__EXTRACTED ENTRIES__.
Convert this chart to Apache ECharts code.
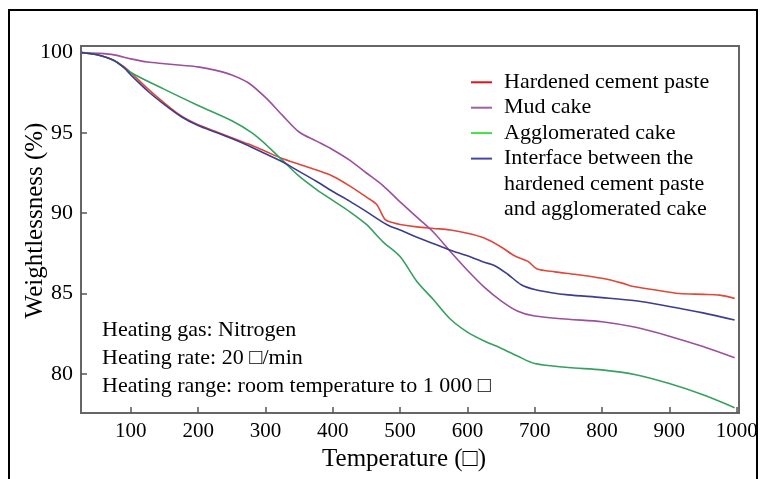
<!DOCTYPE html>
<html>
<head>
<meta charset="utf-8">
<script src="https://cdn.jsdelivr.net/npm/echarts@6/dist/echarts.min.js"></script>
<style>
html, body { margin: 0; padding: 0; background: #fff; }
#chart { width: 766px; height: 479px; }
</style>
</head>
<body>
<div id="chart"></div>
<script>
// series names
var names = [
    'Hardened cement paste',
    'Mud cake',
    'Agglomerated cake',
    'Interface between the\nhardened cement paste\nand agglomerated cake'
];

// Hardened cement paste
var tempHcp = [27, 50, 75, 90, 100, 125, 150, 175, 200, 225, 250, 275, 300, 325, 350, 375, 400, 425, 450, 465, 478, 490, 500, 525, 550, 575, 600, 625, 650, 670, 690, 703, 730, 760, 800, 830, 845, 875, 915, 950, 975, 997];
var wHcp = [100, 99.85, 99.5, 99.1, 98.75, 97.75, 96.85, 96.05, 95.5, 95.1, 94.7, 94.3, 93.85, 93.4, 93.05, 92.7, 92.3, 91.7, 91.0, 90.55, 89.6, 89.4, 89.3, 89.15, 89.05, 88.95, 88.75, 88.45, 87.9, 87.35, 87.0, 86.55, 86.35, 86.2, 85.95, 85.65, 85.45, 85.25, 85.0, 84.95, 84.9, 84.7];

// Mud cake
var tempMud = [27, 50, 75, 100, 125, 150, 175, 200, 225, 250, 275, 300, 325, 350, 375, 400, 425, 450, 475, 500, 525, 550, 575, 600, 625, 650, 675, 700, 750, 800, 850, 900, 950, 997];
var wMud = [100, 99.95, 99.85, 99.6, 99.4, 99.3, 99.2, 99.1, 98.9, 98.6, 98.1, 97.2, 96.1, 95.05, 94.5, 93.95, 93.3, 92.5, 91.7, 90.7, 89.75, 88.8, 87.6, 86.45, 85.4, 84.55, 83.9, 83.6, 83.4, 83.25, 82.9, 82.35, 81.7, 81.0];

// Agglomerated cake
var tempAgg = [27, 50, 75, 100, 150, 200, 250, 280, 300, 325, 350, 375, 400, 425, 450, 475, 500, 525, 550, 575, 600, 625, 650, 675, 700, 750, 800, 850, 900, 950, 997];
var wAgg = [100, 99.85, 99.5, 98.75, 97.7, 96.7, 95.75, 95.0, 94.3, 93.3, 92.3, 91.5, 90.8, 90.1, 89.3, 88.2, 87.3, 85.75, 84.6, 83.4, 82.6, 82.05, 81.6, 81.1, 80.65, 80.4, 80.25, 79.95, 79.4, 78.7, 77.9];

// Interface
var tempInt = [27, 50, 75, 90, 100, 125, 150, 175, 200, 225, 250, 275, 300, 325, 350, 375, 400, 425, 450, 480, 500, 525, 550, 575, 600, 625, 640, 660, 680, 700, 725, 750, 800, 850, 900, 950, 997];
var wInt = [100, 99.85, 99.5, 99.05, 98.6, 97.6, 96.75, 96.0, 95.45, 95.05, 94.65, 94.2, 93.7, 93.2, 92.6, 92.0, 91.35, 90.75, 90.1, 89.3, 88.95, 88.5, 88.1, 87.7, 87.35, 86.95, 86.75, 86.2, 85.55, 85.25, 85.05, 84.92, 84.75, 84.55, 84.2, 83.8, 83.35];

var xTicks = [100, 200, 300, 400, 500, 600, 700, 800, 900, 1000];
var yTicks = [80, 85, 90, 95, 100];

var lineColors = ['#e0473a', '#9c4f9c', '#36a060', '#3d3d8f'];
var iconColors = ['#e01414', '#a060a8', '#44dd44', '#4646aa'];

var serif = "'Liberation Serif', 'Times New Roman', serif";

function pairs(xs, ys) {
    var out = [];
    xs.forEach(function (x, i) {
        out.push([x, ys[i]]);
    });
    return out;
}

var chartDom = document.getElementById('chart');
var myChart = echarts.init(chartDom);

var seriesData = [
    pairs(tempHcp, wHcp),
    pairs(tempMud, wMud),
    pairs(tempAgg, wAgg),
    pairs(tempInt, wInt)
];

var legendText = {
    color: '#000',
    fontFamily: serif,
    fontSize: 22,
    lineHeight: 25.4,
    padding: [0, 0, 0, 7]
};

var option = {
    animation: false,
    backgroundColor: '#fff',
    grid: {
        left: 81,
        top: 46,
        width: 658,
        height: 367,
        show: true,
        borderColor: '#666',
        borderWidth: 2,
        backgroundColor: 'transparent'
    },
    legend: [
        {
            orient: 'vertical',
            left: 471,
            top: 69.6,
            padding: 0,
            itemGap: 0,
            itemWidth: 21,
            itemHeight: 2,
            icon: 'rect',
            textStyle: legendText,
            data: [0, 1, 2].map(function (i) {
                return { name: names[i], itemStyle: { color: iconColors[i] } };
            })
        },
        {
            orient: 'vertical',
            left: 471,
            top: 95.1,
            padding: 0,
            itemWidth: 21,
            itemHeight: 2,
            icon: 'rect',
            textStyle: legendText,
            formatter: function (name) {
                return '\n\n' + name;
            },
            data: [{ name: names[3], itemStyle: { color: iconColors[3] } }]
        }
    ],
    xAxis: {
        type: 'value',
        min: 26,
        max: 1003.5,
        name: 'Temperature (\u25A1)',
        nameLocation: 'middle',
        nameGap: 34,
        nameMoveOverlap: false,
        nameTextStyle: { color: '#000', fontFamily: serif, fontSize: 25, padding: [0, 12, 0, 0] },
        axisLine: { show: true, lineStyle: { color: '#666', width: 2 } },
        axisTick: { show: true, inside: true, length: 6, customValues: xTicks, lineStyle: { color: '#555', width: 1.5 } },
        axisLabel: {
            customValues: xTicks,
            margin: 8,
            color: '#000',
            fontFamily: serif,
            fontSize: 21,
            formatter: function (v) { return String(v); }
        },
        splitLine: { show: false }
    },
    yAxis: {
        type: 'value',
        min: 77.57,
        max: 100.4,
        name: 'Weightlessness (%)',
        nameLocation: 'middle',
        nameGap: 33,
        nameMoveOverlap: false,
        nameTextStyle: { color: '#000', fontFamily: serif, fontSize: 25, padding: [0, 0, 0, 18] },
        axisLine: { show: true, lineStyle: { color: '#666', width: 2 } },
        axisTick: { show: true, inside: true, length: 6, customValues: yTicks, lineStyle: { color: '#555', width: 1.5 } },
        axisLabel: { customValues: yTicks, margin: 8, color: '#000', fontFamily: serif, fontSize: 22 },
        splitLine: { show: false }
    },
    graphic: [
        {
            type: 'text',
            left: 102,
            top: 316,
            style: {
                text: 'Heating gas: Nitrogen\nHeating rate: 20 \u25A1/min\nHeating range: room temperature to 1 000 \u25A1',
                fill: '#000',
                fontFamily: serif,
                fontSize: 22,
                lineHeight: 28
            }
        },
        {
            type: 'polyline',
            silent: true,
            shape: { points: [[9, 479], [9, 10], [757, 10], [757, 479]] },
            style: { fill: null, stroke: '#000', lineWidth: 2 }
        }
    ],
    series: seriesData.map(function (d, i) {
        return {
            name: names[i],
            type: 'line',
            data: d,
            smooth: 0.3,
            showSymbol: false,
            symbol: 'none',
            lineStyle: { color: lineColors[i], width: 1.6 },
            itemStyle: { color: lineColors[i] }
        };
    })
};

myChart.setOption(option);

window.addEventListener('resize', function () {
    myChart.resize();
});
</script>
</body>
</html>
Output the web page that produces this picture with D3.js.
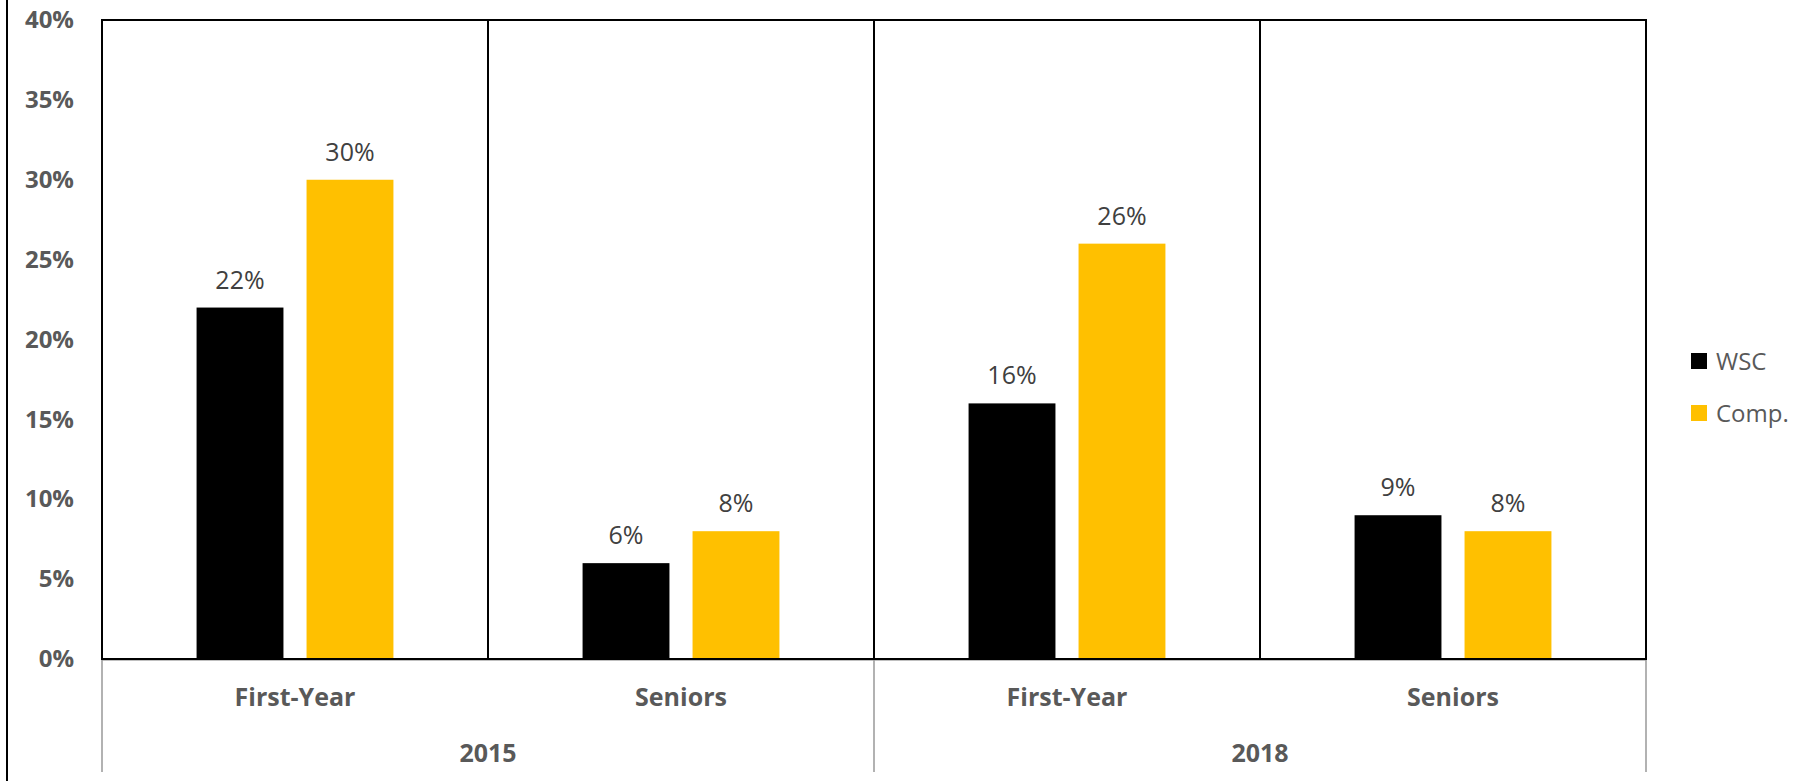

__WHAT IS ASKED__. Write the material out again exactly as it appears, dropping the pictures.

__TASK RESPONSE__.
Convert this chart to Apache ECharts code.
<!DOCTYPE html>
<html>
<head>
<meta charset="utf-8">
<script src="https://cdn.jsdelivr.net/npm/echarts@6/dist/echarts.min.js"></script>
<style>
html, body { margin: 0; padding: 0; background: #fff; }
#chart { width: 766px; height: 479px; }
</style>
</head>
<body>
<div id="chart"></div>
<script>
// series names
var names = [
    'Hardened cement paste',
    'Mud cake',
    'Agglomerated cake',
    'Interface between the\nhardened cement paste\nand agglomerated cake'
];

// Hardened cement paste
var tempHcp = [27, 50, 75, 90, 100, 125, 150, 175, 200, 225, 250, 275, 300, 325, 350, 375, 400, 425, 450, 465, 478, 490, 500, 525, 550, 575, 600, 625, 650, 670, 690, 703, 730, 760, 800, 830, 845, 875, 915, 950, 975, 997];
var wHcp = [100, 99.85, 99.5, 99.1, 98.75, 97.75, 96.85, 96.05, 95.5, 95.1, 94.7, 94.3, 93.85, 93.4, 93.05, 92.7, 92.3, 91.7, 91.0, 90.55, 89.6, 89.4, 89.3, 89.15, 89.05, 88.95, 88.75, 88.45, 87.9, 87.35, 87.0, 86.55, 86.35, 86.2, 85.95, 85.65, 85.45, 85.25, 85.0, 84.95, 84.9, 84.7];

// Mud cake
var tempMud = [27, 50, 75, 100, 125, 150, 175, 200, 225, 250, 275, 300, 325, 350, 375, 400, 425, 450, 475, 500, 525, 550, 575, 600, 625, 650, 675, 700, 750, 800, 850, 900, 950, 997];
var wMud = [100, 99.95, 99.85, 99.6, 99.4, 99.3, 99.2, 99.1, 98.9, 98.6, 98.1, 97.2, 96.1, 95.05, 94.5, 93.95, 93.3, 92.5, 91.7, 90.7, 89.75, 88.8, 87.6, 86.45, 85.4, 84.55, 83.9, 83.6, 83.4, 83.25, 82.9, 82.35, 81.7, 81.0];

// Agglomerated cake
var tempAgg = [27, 50, 75, 100, 150, 200, 250, 280, 300, 325, 350, 375, 400, 425, 450, 475, 500, 525, 550, 575, 600, 625, 650, 675, 700, 750, 800, 850, 900, 950, 997];
var wAgg = [100, 99.85, 99.5, 98.75, 97.7, 96.7, 95.75, 95.0, 94.3, 93.3, 92.3, 91.5, 90.8, 90.1, 89.3, 88.2, 87.3, 85.75, 84.6, 83.4, 82.6, 82.05, 81.6, 81.1, 80.65, 80.4, 80.25, 79.95, 79.4, 78.7, 77.9];

// Interface
var tempInt = [27, 50, 75, 90, 100, 125, 150, 175, 200, 225, 250, 275, 300, 325, 350, 375, 400, 425, 450, 480, 500, 525, 550, 575, 600, 625, 640, 660, 680, 700, 725, 750, 800, 850, 900, 950, 997];
var wInt = [100, 99.85, 99.5, 99.05, 98.6, 97.6, 96.75, 96.0, 95.45, 95.05, 94.65, 94.2, 93.7, 93.2, 92.6, 92.0, 91.35, 90.75, 90.1, 89.3, 88.95, 88.5, 88.1, 87.7, 87.35, 86.95, 86.75, 86.2, 85.55, 85.25, 85.05, 84.92, 84.75, 84.55, 84.2, 83.8, 83.35];

var xTicks = [100, 200, 300, 400, 500, 600, 700, 800, 900, 1000];
var yTicks = [80, 85, 90, 95, 100];

var lineColors = ['#e0473a', '#9c4f9c', '#36a060', '#3d3d8f'];
var iconColors = ['#e01414', '#a060a8', '#44dd44', '#4646aa'];

var serif = "'Liberation Serif', 'Times New Roman', serif";

function pairs(xs, ys) {
    var out = [];
    xs.forEach(function (x, i) {
        out.push([x, ys[i]]);
    });
    return out;
}

var chartDom = document.getElementById('chart');
var myChart = echarts.init(chartDom);

var seriesData = [
    pairs(tempHcp, wHcp),
    pairs(tempMud, wMud),
    pairs(tempAgg, wAgg),
    pairs(tempInt, wInt)
];

var legendText = {
    color: '#000',
    fontFamily: serif,
    fontSize: 22,
    lineHeight: 25.4,
    padding: [0, 0, 0, 7]
};

var option = {
    animation: false,
    backgroundColor: '#fff',
    grid: {
        left: 81,
        top: 46,
        width: 658,
        height: 367,
        show: true,
        borderColor: '#666',
        borderWidth: 2,
        backgroundColor: 'transparent'
    },
    legend: [
        {
            orient: 'vertical',
            left: 471,
            top: 69.6,
            padding: 0,
            itemGap: 0,
            itemWidth: 21,
            itemHeight: 2,
            icon: 'rect',
            textStyle: legendText,
            data: [0, 1, 2].map(function (i) {
                return { name: names[i], itemStyle: { color: iconColors[i] } };
            })
        },
        {
            orient: 'vertical',
            left: 471,
            top: 95.1,
            padding: 0,
            itemWidth: 21,
            itemHeight: 2,
            icon: 'rect',
            textStyle: legendText,
            formatter: function (name) {
                return '\n\n' + name;
            },
            data: [{ name: names[3], itemStyle: { color: iconColors[3] } }]
        }
    ],
    xAxis: {
        type: 'value',
        min: 26,
        max: 1003.5,
        name: 'Temperature (\u25A1)',
        nameLocation: 'middle',
        nameGap: 34,
        nameMoveOverlap: false,
        nameTextStyle: { color: '#000', fontFamily: serif, fontSize: 25, padding: [0, 12, 0, 0] },
        axisLine: { show: true, lineStyle: { color: '#666', width: 2 } },
        axisTick: { show: true, inside: true, length: 6, customValues: xTicks, lineStyle: { color: '#555', width: 1.5 } },
        axisLabel: {
            customValues: xTicks,
            margin: 8,
            color: '#000',
            fontFamily: serif,
            fontSize: 21,
            formatter: function (v) { return String(v); }
        },
        splitLine: { show: false }
    },
    yAxis: {
        type: 'value',
        min: 77.57,
        max: 100.4,
        name: 'Weightlessness (%)',
        nameLocation: 'middle',
        nameGap: 33,
        nameMoveOverlap: false,
        nameTextStyle: { color: '#000', fontFamily: serif, fontSize: 25, padding: [0, 0, 0, 18] },
        axisLine: { show: true, lineStyle: { color: '#666', width: 2 } },
        axisTick: { show: true, inside: true, length: 6, customValues: yTicks, lineStyle: { color: '#555', width: 1.5 } },
        axisLabel: { customValues: yTicks, margin: 8, color: '#000', fontFamily: serif, fontSize: 22 },
        splitLine: { show: false }
    },
    graphic: [
        {
            type: 'text',
            left: 102,
            top: 316,
            style: {
                text: 'Heating gas: Nitrogen\nHeating rate: 20 \u25A1/min\nHeating range: room temperature to 1 000 \u25A1',
                fill: '#000',
                fontFamily: serif,
                fontSize: 22,
                lineHeight: 28
            }
        },
        {
            type: 'polyline',
            silent: true,
            shape: { points: [[9, 479], [9, 10], [757, 10], [757, 479]] },
            style: { fill: null, stroke: '#000', lineWidth: 2 }
        }
    ],
    series: seriesData.map(function (d, i) {
        return {
            name: names[i],
            type: 'line',
            data: d,
            smooth: 0.3,
            showSymbol: false,
            symbol: 'none',
            lineStyle: { color: lineColors[i], width: 1.6 },
            itemStyle: { color: lineColors[i] }
        };
    })
};

myChart.setOption(option);

window.addEventListener('resize', function () {
    myChart.resize();
});
</script>
</body>
</html>
Output the web page that produces this picture with D3.js.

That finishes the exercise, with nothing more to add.